GOAL OF THE EXERCISE: Retype exactly the lines from the line containing "What matplotlib code" through the line containing "ax.set_axisbelow(True)", both included, and nothing more; skip the pictures.
::: RECORDS SHOWN
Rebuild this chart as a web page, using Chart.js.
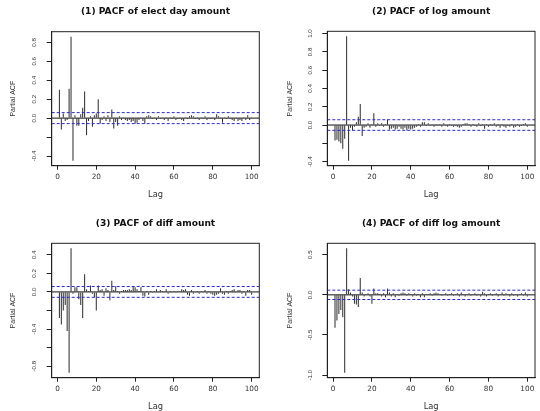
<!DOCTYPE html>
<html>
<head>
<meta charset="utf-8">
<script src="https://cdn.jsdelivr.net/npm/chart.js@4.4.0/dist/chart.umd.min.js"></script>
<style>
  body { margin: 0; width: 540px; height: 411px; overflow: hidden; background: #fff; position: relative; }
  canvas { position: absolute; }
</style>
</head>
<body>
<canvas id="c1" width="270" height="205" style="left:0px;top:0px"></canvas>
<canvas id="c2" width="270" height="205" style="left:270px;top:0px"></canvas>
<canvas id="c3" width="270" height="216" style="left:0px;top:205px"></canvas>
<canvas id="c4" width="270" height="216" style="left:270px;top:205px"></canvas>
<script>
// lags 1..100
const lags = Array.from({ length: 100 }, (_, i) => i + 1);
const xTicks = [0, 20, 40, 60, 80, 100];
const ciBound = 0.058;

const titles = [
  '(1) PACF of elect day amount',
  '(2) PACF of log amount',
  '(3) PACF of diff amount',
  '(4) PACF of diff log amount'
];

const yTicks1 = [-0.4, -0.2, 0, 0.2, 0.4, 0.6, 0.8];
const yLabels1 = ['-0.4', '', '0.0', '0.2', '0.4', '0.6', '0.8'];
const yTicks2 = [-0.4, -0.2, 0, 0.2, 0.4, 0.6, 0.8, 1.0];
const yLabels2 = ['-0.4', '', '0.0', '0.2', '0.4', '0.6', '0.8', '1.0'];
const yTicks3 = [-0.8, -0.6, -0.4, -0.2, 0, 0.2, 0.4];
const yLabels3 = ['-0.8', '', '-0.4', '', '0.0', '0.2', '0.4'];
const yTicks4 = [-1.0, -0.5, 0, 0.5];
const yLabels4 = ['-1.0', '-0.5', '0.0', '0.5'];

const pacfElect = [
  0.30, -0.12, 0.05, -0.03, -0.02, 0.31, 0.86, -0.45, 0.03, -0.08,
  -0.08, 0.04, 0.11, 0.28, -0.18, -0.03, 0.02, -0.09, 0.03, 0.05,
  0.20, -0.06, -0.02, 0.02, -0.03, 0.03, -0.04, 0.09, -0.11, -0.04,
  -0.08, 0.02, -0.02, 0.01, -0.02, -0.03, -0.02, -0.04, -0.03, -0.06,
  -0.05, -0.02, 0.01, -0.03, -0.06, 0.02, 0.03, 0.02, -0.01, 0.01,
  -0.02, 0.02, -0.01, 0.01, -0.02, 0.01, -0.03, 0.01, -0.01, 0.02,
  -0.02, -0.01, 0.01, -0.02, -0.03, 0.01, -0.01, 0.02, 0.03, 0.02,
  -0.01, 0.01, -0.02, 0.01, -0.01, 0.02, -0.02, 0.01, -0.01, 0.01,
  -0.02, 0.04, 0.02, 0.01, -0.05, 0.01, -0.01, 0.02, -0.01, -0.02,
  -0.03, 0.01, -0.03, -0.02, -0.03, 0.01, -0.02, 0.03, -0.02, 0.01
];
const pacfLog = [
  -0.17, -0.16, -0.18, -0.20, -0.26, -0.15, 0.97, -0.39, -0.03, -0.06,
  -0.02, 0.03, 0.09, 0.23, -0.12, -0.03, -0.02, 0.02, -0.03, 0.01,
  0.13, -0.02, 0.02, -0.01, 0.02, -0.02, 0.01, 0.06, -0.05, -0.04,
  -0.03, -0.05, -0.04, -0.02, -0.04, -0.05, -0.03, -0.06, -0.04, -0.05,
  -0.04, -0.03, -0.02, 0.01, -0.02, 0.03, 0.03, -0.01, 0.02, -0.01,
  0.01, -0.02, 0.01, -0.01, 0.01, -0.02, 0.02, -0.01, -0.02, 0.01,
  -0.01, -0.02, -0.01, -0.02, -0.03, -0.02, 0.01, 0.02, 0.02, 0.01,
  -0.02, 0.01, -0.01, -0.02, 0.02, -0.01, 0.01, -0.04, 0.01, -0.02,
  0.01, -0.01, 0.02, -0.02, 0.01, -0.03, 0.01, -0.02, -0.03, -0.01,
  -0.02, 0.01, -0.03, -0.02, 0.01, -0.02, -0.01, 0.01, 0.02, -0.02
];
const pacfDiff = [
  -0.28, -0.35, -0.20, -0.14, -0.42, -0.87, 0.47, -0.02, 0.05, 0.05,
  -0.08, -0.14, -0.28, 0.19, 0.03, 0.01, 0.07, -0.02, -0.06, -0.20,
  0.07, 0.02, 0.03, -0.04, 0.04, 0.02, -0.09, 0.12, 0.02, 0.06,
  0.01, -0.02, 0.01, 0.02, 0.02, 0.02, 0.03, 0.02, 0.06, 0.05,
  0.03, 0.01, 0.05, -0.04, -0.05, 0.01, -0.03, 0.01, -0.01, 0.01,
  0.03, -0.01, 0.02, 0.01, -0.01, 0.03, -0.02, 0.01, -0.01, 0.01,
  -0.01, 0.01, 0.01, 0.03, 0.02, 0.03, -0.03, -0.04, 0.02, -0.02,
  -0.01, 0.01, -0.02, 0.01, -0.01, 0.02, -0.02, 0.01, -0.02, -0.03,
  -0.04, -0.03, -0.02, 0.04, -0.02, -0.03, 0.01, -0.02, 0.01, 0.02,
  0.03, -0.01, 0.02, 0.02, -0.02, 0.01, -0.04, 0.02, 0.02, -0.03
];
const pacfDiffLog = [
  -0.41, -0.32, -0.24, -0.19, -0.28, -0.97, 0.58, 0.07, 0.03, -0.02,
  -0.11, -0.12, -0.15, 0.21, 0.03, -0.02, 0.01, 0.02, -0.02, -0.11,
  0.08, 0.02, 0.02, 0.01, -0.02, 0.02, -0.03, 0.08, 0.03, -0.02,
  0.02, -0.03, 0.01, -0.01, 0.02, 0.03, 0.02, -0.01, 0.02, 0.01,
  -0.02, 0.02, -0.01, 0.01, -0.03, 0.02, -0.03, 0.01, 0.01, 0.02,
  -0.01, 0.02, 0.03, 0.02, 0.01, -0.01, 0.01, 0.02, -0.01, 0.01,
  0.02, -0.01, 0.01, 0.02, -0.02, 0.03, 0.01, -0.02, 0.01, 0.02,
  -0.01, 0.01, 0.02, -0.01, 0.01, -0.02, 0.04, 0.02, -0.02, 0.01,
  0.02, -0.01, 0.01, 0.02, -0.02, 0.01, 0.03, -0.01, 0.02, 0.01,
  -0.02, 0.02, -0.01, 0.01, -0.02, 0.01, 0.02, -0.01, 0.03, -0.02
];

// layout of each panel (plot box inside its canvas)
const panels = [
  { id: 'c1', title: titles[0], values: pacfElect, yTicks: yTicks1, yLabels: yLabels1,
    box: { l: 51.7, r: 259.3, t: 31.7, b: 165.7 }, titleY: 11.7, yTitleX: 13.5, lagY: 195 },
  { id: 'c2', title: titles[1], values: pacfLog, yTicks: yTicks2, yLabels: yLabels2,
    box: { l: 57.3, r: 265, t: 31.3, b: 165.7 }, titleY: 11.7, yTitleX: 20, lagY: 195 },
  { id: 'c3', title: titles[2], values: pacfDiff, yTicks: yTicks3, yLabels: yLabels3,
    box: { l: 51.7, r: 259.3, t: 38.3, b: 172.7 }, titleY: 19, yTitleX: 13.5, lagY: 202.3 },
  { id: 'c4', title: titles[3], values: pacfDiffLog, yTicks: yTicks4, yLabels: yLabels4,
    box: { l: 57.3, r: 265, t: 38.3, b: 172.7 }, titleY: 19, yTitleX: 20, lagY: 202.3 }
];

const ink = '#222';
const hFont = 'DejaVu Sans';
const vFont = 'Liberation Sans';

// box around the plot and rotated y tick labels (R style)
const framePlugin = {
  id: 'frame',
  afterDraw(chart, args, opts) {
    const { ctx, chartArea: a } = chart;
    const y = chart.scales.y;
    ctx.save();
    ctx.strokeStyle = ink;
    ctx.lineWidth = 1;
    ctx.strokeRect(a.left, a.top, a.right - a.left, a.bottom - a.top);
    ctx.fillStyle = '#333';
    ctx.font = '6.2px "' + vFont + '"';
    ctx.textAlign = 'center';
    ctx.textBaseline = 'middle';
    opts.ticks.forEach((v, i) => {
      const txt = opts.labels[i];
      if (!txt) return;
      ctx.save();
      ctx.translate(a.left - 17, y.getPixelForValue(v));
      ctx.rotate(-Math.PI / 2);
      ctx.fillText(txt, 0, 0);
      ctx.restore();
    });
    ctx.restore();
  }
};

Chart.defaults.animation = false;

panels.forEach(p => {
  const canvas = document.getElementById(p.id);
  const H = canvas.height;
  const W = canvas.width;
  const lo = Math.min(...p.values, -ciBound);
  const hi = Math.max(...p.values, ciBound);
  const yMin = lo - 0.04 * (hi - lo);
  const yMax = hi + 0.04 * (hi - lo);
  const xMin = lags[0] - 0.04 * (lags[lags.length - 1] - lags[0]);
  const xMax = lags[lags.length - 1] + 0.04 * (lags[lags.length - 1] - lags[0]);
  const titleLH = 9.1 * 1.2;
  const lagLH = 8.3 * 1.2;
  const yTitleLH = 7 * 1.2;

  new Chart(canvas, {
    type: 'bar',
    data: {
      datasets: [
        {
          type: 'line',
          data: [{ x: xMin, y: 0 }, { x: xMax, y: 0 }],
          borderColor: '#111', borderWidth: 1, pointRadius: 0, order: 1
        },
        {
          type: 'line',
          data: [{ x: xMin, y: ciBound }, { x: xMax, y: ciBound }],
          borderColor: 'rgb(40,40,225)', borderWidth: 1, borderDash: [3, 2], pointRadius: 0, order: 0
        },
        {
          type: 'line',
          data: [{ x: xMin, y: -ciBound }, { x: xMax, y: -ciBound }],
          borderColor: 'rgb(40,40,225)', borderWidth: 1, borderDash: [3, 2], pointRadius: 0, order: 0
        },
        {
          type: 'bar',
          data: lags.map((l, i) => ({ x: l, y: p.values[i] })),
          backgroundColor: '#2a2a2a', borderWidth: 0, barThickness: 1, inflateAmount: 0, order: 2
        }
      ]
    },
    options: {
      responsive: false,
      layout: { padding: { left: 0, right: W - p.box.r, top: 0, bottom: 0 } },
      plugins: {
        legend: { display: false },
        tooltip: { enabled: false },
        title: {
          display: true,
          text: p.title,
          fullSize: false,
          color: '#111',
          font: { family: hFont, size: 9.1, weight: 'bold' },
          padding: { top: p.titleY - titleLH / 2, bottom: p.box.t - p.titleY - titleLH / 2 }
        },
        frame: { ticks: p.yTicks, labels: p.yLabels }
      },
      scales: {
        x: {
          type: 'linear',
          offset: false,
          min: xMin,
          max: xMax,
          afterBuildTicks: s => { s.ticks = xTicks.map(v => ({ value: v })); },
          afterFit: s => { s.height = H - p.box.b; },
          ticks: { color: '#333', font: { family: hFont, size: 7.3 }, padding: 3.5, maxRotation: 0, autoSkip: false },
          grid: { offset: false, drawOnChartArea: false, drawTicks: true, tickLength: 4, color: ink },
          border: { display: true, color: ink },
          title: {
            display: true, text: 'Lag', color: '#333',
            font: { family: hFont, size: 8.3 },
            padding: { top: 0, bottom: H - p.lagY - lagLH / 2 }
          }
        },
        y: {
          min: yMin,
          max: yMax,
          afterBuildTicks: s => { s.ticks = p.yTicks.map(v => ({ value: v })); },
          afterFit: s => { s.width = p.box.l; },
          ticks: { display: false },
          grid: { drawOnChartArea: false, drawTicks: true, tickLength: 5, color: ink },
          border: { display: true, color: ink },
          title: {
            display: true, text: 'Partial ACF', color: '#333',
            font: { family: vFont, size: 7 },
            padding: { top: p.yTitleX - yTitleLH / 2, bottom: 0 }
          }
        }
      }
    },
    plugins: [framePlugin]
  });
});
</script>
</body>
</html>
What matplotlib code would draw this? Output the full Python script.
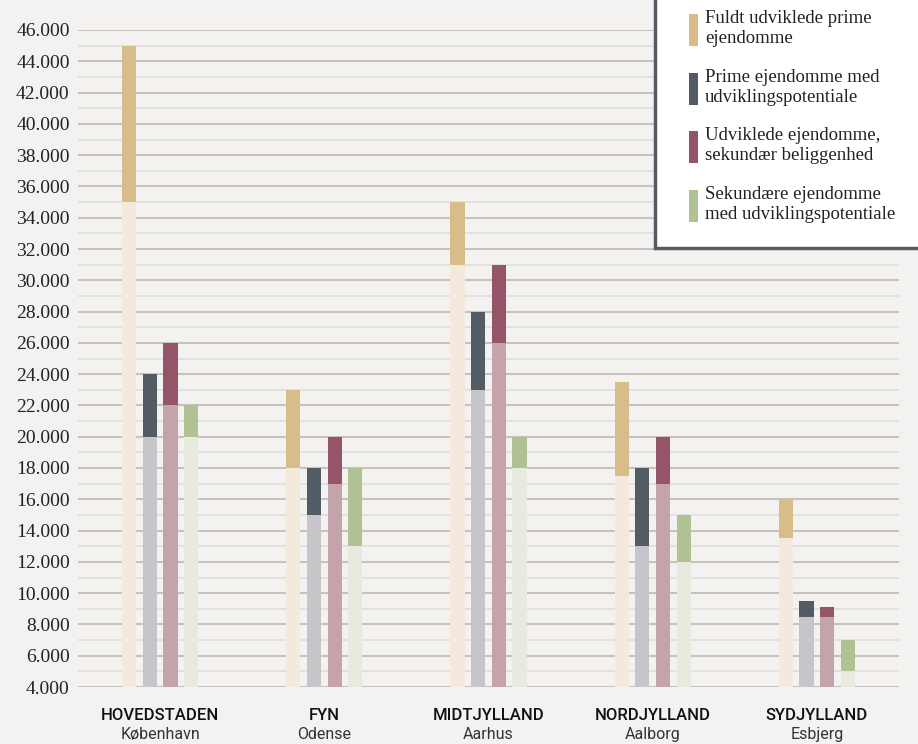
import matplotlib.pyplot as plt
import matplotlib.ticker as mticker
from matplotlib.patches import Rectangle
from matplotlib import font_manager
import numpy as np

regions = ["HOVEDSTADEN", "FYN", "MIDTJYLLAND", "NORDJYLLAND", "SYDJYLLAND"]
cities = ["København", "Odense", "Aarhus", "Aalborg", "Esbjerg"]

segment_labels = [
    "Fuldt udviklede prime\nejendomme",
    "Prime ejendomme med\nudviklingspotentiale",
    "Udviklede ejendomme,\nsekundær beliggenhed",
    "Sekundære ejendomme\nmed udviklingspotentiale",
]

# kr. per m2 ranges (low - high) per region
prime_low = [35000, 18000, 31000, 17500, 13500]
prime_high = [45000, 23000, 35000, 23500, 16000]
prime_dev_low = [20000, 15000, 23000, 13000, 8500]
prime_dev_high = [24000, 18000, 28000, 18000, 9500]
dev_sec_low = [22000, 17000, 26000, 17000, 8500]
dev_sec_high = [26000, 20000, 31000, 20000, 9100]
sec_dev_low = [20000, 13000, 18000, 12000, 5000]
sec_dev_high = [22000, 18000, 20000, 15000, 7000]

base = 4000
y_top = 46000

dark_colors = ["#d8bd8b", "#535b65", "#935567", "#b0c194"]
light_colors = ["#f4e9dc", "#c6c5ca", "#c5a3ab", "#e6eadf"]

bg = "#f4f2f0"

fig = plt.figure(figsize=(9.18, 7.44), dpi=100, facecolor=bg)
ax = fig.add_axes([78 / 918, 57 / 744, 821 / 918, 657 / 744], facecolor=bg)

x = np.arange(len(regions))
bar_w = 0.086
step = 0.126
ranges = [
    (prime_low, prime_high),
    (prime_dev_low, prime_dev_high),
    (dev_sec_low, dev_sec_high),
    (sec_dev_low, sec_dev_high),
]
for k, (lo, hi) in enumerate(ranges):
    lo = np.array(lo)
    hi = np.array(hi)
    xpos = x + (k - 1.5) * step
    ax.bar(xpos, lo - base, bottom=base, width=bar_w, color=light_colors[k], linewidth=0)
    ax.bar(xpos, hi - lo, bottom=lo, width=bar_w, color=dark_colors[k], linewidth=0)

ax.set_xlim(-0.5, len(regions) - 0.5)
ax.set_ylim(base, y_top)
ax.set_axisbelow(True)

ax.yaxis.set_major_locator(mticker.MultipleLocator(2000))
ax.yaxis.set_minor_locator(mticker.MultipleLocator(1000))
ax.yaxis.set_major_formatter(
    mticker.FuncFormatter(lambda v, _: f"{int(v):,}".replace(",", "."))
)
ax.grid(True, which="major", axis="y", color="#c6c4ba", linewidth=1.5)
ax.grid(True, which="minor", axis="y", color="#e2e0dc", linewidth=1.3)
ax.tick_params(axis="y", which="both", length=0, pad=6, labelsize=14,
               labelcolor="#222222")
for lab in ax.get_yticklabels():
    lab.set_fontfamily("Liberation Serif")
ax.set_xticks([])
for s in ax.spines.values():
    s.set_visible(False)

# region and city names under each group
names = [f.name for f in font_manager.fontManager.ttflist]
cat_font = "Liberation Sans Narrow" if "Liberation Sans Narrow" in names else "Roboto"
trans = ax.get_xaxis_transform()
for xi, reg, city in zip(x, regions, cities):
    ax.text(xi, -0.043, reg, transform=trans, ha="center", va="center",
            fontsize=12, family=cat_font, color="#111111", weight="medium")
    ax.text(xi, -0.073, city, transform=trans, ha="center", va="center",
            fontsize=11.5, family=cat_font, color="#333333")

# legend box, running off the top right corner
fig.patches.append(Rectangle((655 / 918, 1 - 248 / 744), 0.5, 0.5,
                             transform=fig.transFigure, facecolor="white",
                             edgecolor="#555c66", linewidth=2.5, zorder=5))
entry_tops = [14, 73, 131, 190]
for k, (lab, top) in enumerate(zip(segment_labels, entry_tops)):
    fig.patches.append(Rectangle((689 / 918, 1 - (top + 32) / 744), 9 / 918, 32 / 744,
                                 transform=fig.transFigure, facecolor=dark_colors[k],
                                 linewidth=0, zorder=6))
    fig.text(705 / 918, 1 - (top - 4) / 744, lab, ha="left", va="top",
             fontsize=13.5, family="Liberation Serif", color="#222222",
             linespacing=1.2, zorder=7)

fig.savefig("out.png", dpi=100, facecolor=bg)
::::::
SOLUTION FOR THIS TASK:
What matplotlib code would draw this? Output the full Python script.
import matplotlib.pyplot as plt
import matplotlib.ticker as mticker
from matplotlib.patches import Rectangle
from matplotlib import font_manager
import numpy as np

regions = ["HOVEDSTADEN", "FYN", "MIDTJYLLAND", "NORDJYLLAND", "SYDJYLLAND"]
cities = ["København", "Odense", "Aarhus", "Aalborg", "Esbjerg"]

segment_labels = [
    "Fuldt udviklede prime\nejendomme",
    "Prime ejendomme med\nudviklingspotentiale",
    "Udviklede ejendomme,\nsekundær beliggenhed",
    "Sekundære ejendomme\nmed udviklingspotentiale",
]

# kr. per m2 ranges (low - high) per region
prime_low = [35000, 18000, 31000, 17500, 13500]
prime_high = [45000, 23000, 35000, 23500, 16000]
prime_dev_low = [20000, 15000, 23000, 13000, 8500]
prime_dev_high = [24000, 18000, 28000, 18000, 9500]
dev_sec_low = [22000, 17000, 26000, 17000, 8500]
dev_sec_high = [26000, 20000, 31000, 20000, 9100]
sec_dev_low = [20000, 13000, 18000, 12000, 5000]
sec_dev_high = [22000, 18000, 20000, 15000, 7000]

base = 4000
y_top = 46000

dark_colors = ["#d8bd8b", "#535b65", "#935567", "#b0c194"]
light_colors = ["#f4e9dc", "#c6c5ca", "#c5a3ab", "#e6eadf"]

bg = "#f4f2f0"

fig = plt.figure(figsize=(9.18, 7.44), dpi=100, facecolor=bg)
ax = fig.add_axes([78 / 918, 57 / 744, 821 / 918, 657 / 744], facecolor=bg)

x = np.arange(len(regions))
bar_w = 0.086
step = 0.126
ranges = [
    (prime_low, prime_high),
    (prime_dev_low, prime_dev_high),
    (dev_sec_low, dev_sec_high),
    (sec_dev_low, sec_dev_high),
]
for k, (lo, hi) in enumerate(ranges):
    lo = np.array(lo)
    hi = np.array(hi)
    xpos = x + (k - 1.5) * step
    ax.bar(xpos, lo - base, bottom=base, width=bar_w, color=light_colors[k], linewidth=0)
    ax.bar(xpos, hi - lo, bottom=lo, width=bar_w, color=dark_colors[k], linewidth=0)

ax.set_xlim(-0.5, len(regions) - 0.5)
ax.set_ylim(base, y_top)
ax.set_axisbelow(True)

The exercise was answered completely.